> _WORK TO DO_
Set down the data below without change, skipping the pictures it holds.

> _RAW DATA_
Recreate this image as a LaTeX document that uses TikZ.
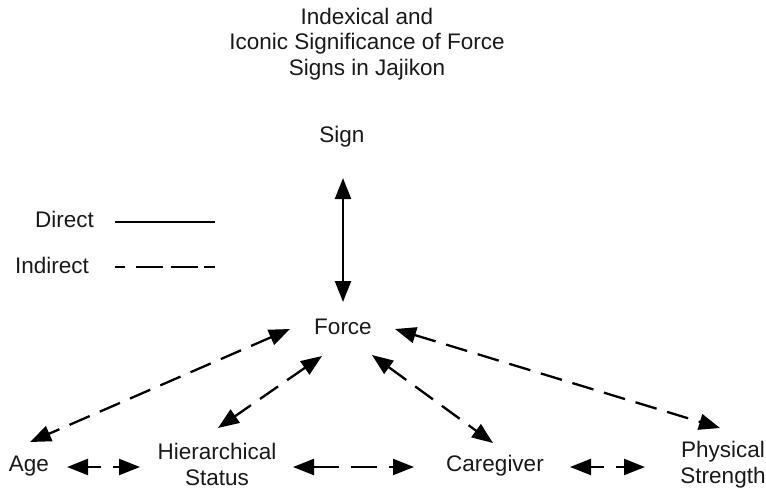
\documentclass[tikz,border=0pt]{standalone}
\usepackage{fontspec}
\setmainfont{Liberation Sans}
\usetikzlibrary{arrows.meta}
\begin{document}
\begin{tikzpicture}[x=1pt,y=-1pt,
  lbl/.style={font=\fontsize{22.5}{25.5}\selectfont, text=black!90, align=center, inner sep=0pt},
  dir/.style={line width=2.3pt, {Triangle[length=21pt,width=16pt]}-{Triangle[length=21pt,width=16pt]}},
  ind/.style={dir, dash pattern=on 22pt off 11pt},
  legsolid/.style={line width=2.3pt},
  legdash/.style={line width=2.3pt, dash pattern=on 10pt off 11pt on 27pt off 8pt on 27pt off 6pt on 10pt off 0pt}]
\useasboundingbox (0,0) rectangle (766,490);
\node[lbl] (title) at (367,44) {Indexical and\\Iconic Significance of Force\\Signs in Jajikon};
\node[lbl] (sign) at (342,137) {Sign};
\node[lbl] (force) at (343,327) {Force};
\node[lbl] (age) at (29,466) {Age};
\node[lbl] (hier) at (217,464.5) {Hierarchical\\Status};
\node[lbl] (care) at (495,466) {Caregiver};
\node[lbl] (phys) at (723,464.5) {Physical\\Strength};
\node[lbl, anchor=east] (direct) at (94,219) {Direct};
\node[lbl, anchor=east] (indirect) at (89,265) {Indirect};
\coordinate (d1) at (115,222); \coordinate (d2) at (215,222);
\coordinate (i1) at (115,267); \coordinate (i2) at (215,267);
\draw[legsolid] (d1) -- (d2);
\draw[legdash] (i1) -- (i2);
\draw[dir] ([shift={(1,41)}]sign.center) -- ([shift={(0,-25)}]force.center);
\draw[ind] ([shift={(-53,2)}]force.center) -- ([shift={(1,-24)}]age.center);
\draw[ind] ([shift={(-21,29)}]force.center) -- ([shift={(1,-36.5)}]hier.center);
\draw[ind] ([shift={(29,28)}]force.center) -- ([shift={(-2,-23)}]care.center);
\draw[ind] ([shift={(52,2)}]force.center) -- ([shift={(-3,-36.5)}]phys.center);
\draw[ind, dash pattern=on 14pt off 12pt] ([shift={(38,1)}]age.center) -- ([shift={(-77,2.5)}]hier.center);
\draw[ind, dash pattern=on 26pt off 12pt] ([shift={(76,2.5)}]hier.center) -- ([shift={(-81,1)}]care.center);
\draw[ind, dash pattern=on 14pt off 12pt] ([shift={(75,1)}]care.center) -- ([shift={(-78,2.5)}]phys.center);
\end{tikzpicture}
\end{document}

> _TASK SOLUTION_
Recreate this image as a LaTeX document that uses TikZ.
\documentclass[tikz,border=0pt]{standalone}
\usepackage{fontspec}
\setmainfont{Liberation Sans}
\usetikzlibrary{arrows.meta}
\begin{document}
\begin{tikzpicture}[x=1pt,y=-1pt,
  lbl/.style={font=\fontsize{22.5}{25.5}\selectfont, text=black!90, align=center, inner sep=0pt},
  dir/.style={line width=2.3pt, {Triangle[length=21pt,width=16pt]}-{Triangle[length=21pt,width=16pt]}},
  ind/.style={dir, dash pattern=on 22pt off 11pt},
  legsolid/.style={line width=2.3pt},
  legdash/.style={line width=2.3pt, dash pattern=on 10pt off 11pt on 27pt off 8pt on 27pt off 6pt on 10pt off 0pt}]
\useasboundingbox (0,0) rectangle (766,490);
\node[lbl] (title) at (367,44) {Indexical and\\Iconic Significance of Force\\Signs in Jajikon};
\node[lbl] (sign) at (342,137) {Sign};
\node[lbl] (force) at (343,327) {Force};
\node[lbl] (age) at (29,466) {Age};
\node[lbl] (hier) at (217,464.5) {Hierarchical\\Status};
\node[lbl] (care) at (495,466) {Caregiver};
\node[lbl] (phys) at (723,464.5) {Physical\\Strength};
\node[lbl, anchor=east] (direct) at (94,219) {Direct};
\node[lbl, anchor=east] (indirect) at (89,265) {Indirect};
\coordinate (d1) at (115,222); \coordinate (d2) at (215,222);
\coordinate (i1) at (115,267); \coordinate (i2) at (215,267);
\draw[legsolid] (d1) -- (d2);
\draw[legdash] (i1) -- (i2);
\draw[dir] ([shift={(1,41)}]sign.center) -- ([shift={(0,-25)}]force.center);
\draw[ind] ([shift={(-53,2)}]force.center) -- ([shift={(1,-24)}]age.center);
\draw[ind] ([shift={(-21,29)}]force.center) -- ([shift={(1,-36.5)}]hier.center);
\draw[ind] ([shift={(29,28)}]force.center) -- ([shift={(-2,-23)}]care.center);
\draw[ind] ([shift={(52,2)}]force.center) -- ([shift={(-3,-36.5)}]phys.center);
\draw[ind, dash pattern=on 14pt off 12pt] ([shift={(38,1)}]age.center) -- ([shift={(-77,2.5)}]hier.center);
\draw[ind, dash pattern=on 26pt off 12pt] ([shift={(76,2.5)}]hier.center) -- ([shift={(-81,1)}]care.center);
\draw[ind, dash pattern=on 14pt off 12pt] ([shift={(75,1)}]care.center) -- ([shift={(-78,2.5)}]phys.center);
\end{tikzpicture}
\end{document}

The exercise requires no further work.